Hope that lightningnetwork developer will spend more time on btcd. It needs to be rock solid and stable.

If this project is dead, please modify the lightning network tutorial and advise everyone to use “bitcoind” instead

The solution for slow peers is a full blown multi-peer sync. This is a very large change though, and we’ve been working to get some of the necessary refactorings and restructuring with btcd ready to take on the project.

Also “stallHandler” doesn’t solve the problem with slow peers. The best solution is probably to randomly pick a sync peer periodically from the outbound ones. You could be DoS’d by a peer just veeery slowly giving you blocks so you won’t go forward.

@davecgh What work has been done towards multi-peer syncing? What is the major hurdle?

I could potentially devote some time to this, as it’s a major UX problem.

@nutmix you can try my fork until the PR is accepted and merged. https://github.com/pankajagarwal/btcd

I have not restarted my process for last 3 days and it’s progressing well with the same pace.

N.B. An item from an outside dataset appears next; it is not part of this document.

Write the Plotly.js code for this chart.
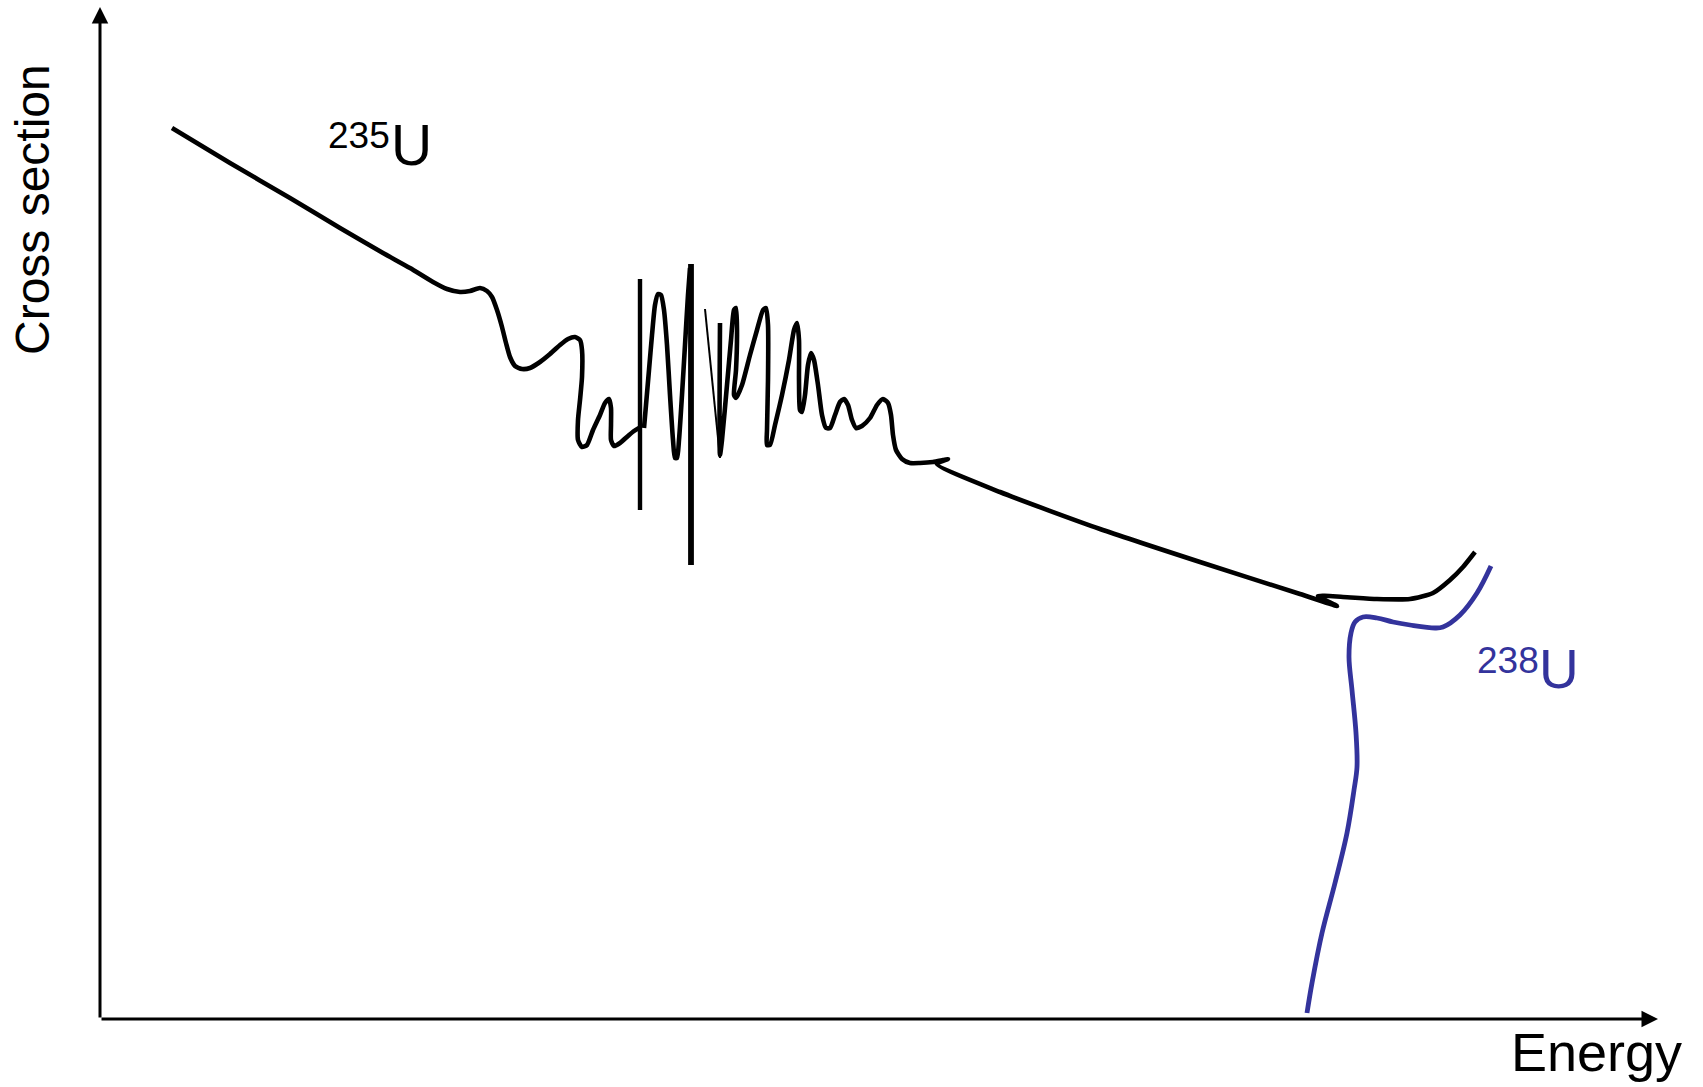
<!DOCTYPE html>
<html>
<head>
<meta charset="utf-8">
<script src="https://cdn.plot.ly/plotly-3.0.1.min.js"></script>
<style>html,body{margin:0;padding:0;background:#fff;}#chart{width:1703px;height:1087px;}</style>
</head>
<body>
<div id="chart"></div>
<script>
// 235U cross section (arbitrary units): smooth 1/v part + first resonances
const u235SmoothEnergy = [72,130,190,240,283,310,333,347,360,370,380,387,392,397,402,406,410,415,422,430,440,450,460,468,475,480,482,482,480,478,478,482,487,493,500,505,509,511,511,511,514,520,528,534,539];
const u235SmoothSigma  = [891,856,821,791,766,751,737,730,727,728,731,728,722,709,692,676,662,653,650,651,657,665,674,680,682,679,669,642,619,599,579,572,574,589,604,616,620,611,594,579,573,576,583,588,591];

// 235U sharp resonance spikes
const u235Spike1Energy = [540,540];
const u235Spike1Sigma  = [740,509];
const u235WaveEnergy = [544,546,549,552,555,558,561,564,567,570,573,575,577,579,582,585,588,590];
const u235WaveSigma  = [591,614,649,684,714,725,724,709,674,624,579,561,561,579,624,674,724,751];
const u235Spike2Energy = [591,591];
const u235Spike2Sigma  = [755,454];
const u235Spike3Energy = [605,620];
const u235Spike3Sigma  = [710,561];

// 235U upper resonances, unresolved region and fast region
const u235FastEnergy = [620,620,622,627,631,634,636,637,636,634,636,642,650,657,663,666,668,668,667,667,670,675,682,689,694,697,699,699,700,702,705,708,711,714,718,722,726,730,735,740,744,748,752,756,762,770,777,783,788,791,793,796,802,810,820,833,843,848,837,900,1000,1100,1200,1237,1218,1243,1277,1310,1333,1350,1363,1375];
const u235FastSigma  = [696,564,579,634,679,709,711,689,649,624,621,634,664,689,709,711,694,639,589,574,574,594,624,659,689,696,679,639,609,607,624,654,666,659,634,604,591,591,604,617,620,614,599,591,593,601,614,620,616,604,584,569,560,556,556,557,559,560,555,527,490,457,425,413,423,422,420,420,426,439,452,467];

// 238U (threshold fission) cross section
const u238Energy = [1391,1377,1360,1343,1335,1310,1293,1277,1263,1255,1251,1249,1252,1256,1257,1254,1247,1235,1222,1212,1207];
const u238Sigma  = [453,426,404,392,391,394,397,401,402,397,386,362,329,286,252,229,186,136,86,36,6];

const axisLabels = {x: 'Energy', y: 'Cross section'};
const isotopeLabels = {u235: ['235','U'], u238: ['238','U']};

const black = '#000000';
const blue = '#33339c';
const XR = 1603, YR = 1019;

function tr(x, y, w, col, shape, sm) {
  return {x: x, y: y, type: 'scatter', mode: 'lines', hoverinfo: 'skip',
    line: {color: col, width: w, shape: shape || 'linear', smoothing: sm || 0.6}};
}

const traces = [
  tr(u235SmoothEnergy, u235SmoothSigma, 4.6, black, 'spline'),
  tr(u235Spike1Energy, u235Spike1Sigma, 4.4, black),
  tr(u235WaveEnergy, u235WaveSigma, 4.6, black, 'spline'),
  tr(u235Spike2Energy, u235Spike2Sigma, 5.8, black),
  tr(u235Spike3Energy, u235Spike3Sigma, 2, black),
  tr(u235FastEnergy, u235FastSigma, 4.6, black, 'spline'),
  tr(u238Energy, u238Sigma, 4.8, blue, 'spline', 1)
];

const F = 'Liberation Sans, Arial, sans-serif';
function lab(x, y, text, size, col, angle) {
  return {x: x / XR, y: y / YR, xref: 'paper', yref: 'paper', xanchor: 'center', yanchor: 'middle',
    text: text, showarrow: false, textangle: angle || 0, font: {family: F, size: size, color: col}};
}
const annotations = [
  // axes with arrow heads
  {x: 0, y: 1012, ax: 0, ay: 0, axref: 'x', ayref: 'y', xref: 'x', yref: 'y', text: '', showarrow: true,
   arrowhead: 2, arrowsize: 1.1, arrowwidth: 3, arrowcolor: black, standoff: 0},
  {x: 1558, y: 0, ax: 0, ay: 0, axref: 'x', ayref: 'y', xref: 'x', yref: 'y', text: '', showarrow: true,
   arrowhead: 2, arrowsize: 1.1, arrowwidth: 3, arrowcolor: black, standoff: 0},
  lab(1496, -33, axisLabels.x, 54, black),
  lab(-68, 809, axisLabels.y, 48, black, -90),
  lab(259, 884, isotopeLabels.u235[0], 37, black),
  lab(311.5, 874, isotopeLabels.u235[1], 57, black),
  lab(1407.5, 359, isotopeLabels.u238[0], 37, blue),
  lab(1459, 350, isotopeLabels.u238[1], 55, blue)
];

const layout = {
  width: 1703, height: 1087,
  margin: {l: 100, r: 0, t: 0, b: 68, pad: 0},
  paper_bgcolor: '#ffffff', plot_bgcolor: '#ffffff',
  showlegend: false,
  xaxis: {range: [0, XR], visible: false, fixedrange: true},
  yaxis: {range: [0, YR], visible: false, fixedrange: true},
  annotations: annotations
};

Plotly.newPlot('chart', traces, layout, {displayModeBar: false, staticPlot: true});
</script>
</body>
</html>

It will be a good test but 1% in a week is tooo slow. Do you mind sharing some hardware stats on your setup ? What i have noticed is the syncup goes really fast until 250-300K’th block and after that it’s comes down to 6-10 blocks per 10 seconds with/or without checkpoint config. I have also validated that it’s not a network bandwidth issue of any sort.

@xelawafs You can’t copy block data from btcd to or from bitcoind. The database is different.

Even though I’m already getting outrageous bandwidth usage, if you need a sane btcd node with high bandwidth, you can use btcd.roose.io. (It’s most of the time at its limit in number of peers though, so it could possibly refuse to connect.)

@darwin The best work around for this issue was posted above by @jleskovar. I have used his script for three days and I receive close to continuous blocks.

https://gist.github.com/jleskovar/dfc545148398d81715da02f61bf39b91

Until a fix can be made: checkout the above.